Opinion
December 18, 1987
Appeal from the Supreme Court, Onondaga County, Murphy, J.
Present — Dillon, P.J., Doerr, Green, Balio and Davis, JJ.
Order unanimously affirmed without costs. Memorandum: In 1979, the parties entered into a separation agreement which set forth, among other things, the support obligations of defendant to plaintiff and their children. The agreement provided that its terms would be incorporated but not merged into any future divorce decree, and could be modified only by written agreement of the parties or by court order. Thereafter, in 1980, defendant obtained a divorce in the Dominican Republic, plaintiff having submitted to the jurisdiction of the foreign court.
In 1981, plaintiff commenced the present action seeking to rescind the separation agreement claiming it had been procured by fraud, duress, misrepresentation and threats. Thereafter, in February 1986, on the eve of trial and almost five years after the action had been commenced, plaintiff moved to amend her complaint to add a cause of action seeking to set aside the divorce decree issued by the Dominican Republic. The reason assigned for the request to amend the complaint was correctly stated to be that in order to attack the validity of the separation agreement incorporated into the foreign divorce decree, the foreign decree must be vacated. Counsel stated that he had only recently discovered the authority for this legal proposition in Feinberg v Feinberg ( 96 Misc.2d 443, affd 70 A.D.2d 612 [the case, in fact, was decided in 1978 and affirmed in 1979]). The court denied the motion to amend and dismissed the complaint in its entirety. We affirm.
It is well settled that a party to a separation agreement may not attack the validity of the agreement after it has been incorporated into a valid, bilateral foreign decree of divorce (Galyn v Schwartz, 56 N.Y.2d 969, 972; Greschler v Greschler, 51 N.Y.2d 368, 376-377; Resslhuber v Resslhuber, 57 A.D.2d 552; Fink v Goldblatt, 18 A.D.2d 629, affd 13 N.Y.2d 957). There exists an exception to this general rule, however. "The principle appears to be well established that a collateral attack on the underlying separation agreement is permissible in this State if the law of the jurisdiction rendering the judgment would allow an attack on its own judgment on the grounds alleged in the New York action" (Eilenberg v Eilenberg, 89 A.D.2d 945, 947; see also, Feinberg v Feinberg, 40 N.Y.2d 124, 127). The laws of the Dominican Republic do not allow such a collateral attack on the agreement while the judgment remains in full force and effect (Feinberg v Feinberg, 96 Misc.2d 443, affd 70 A.D.2d 612, supra).

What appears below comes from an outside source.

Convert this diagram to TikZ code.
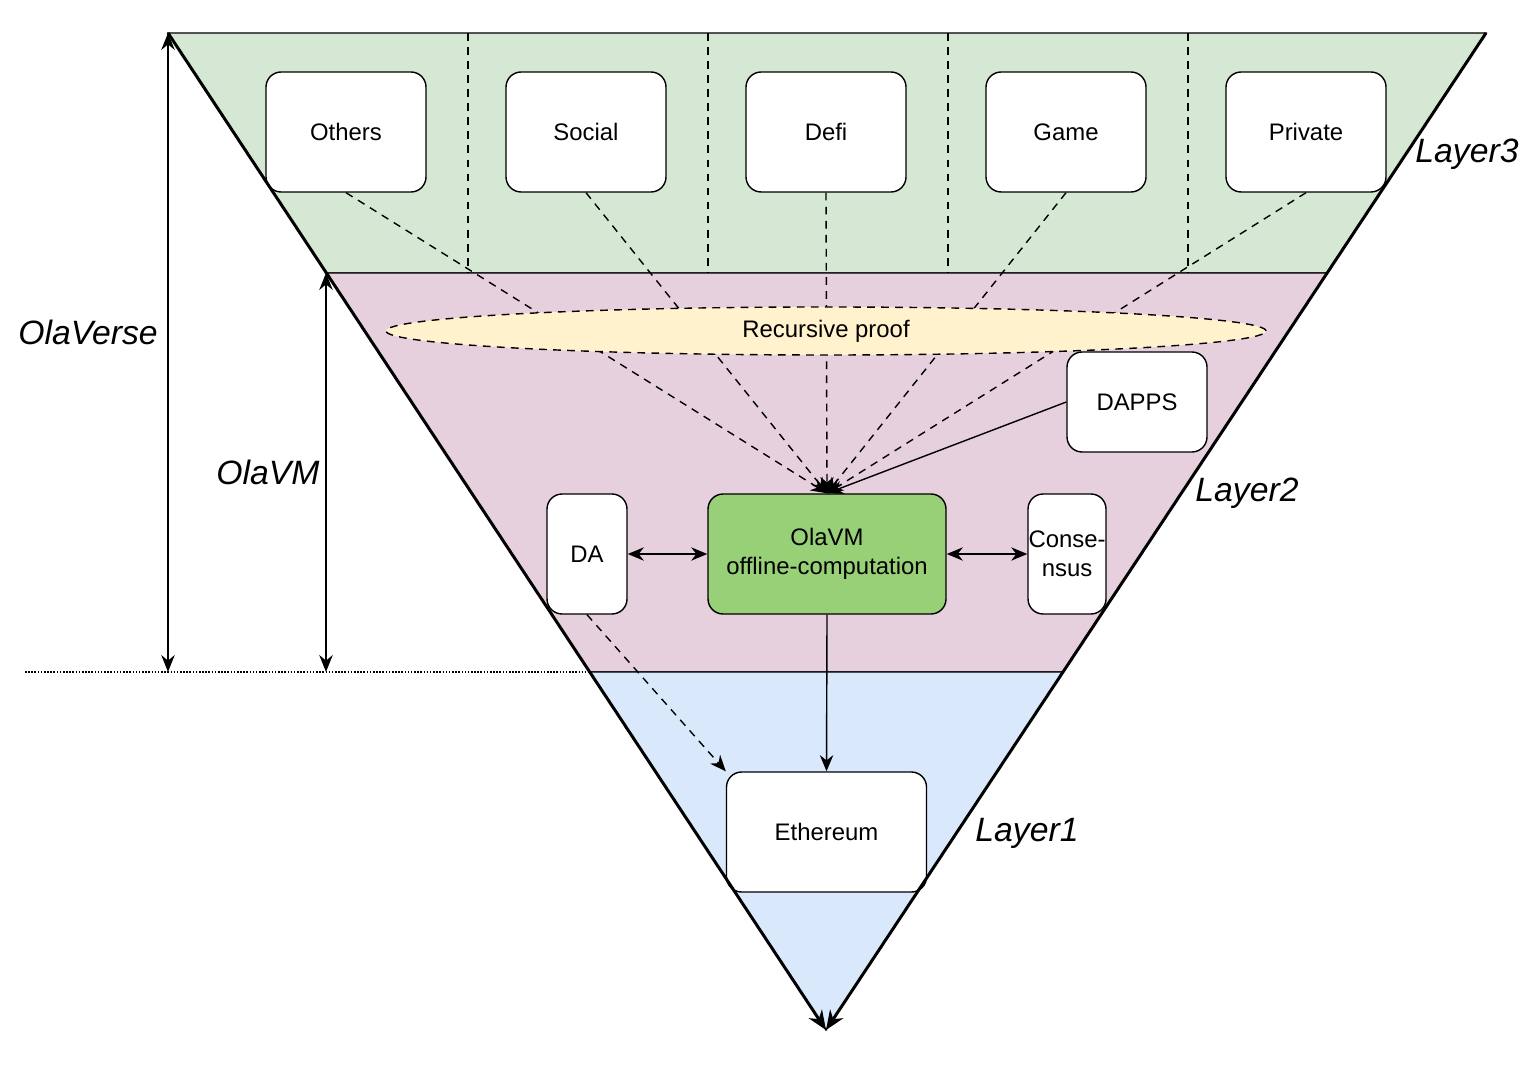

In her first amended complaint some five years earlier, plaintiff did not mount an attack on the foreign decree for lack of jurisdiction of that forum nor did she seek to vacate the decree. She is now guilty of laches and her unwarranted delay in seeking to attack the Dominican Republic decree should not be countenanced. Defendant would be greatly prejudiced by this late attack on the divorce decree because, relying on the validity of this divorce, he remarried and two children have been born of this remarriage. The court did not abuse its discretion in denying the motion to amend the complaint.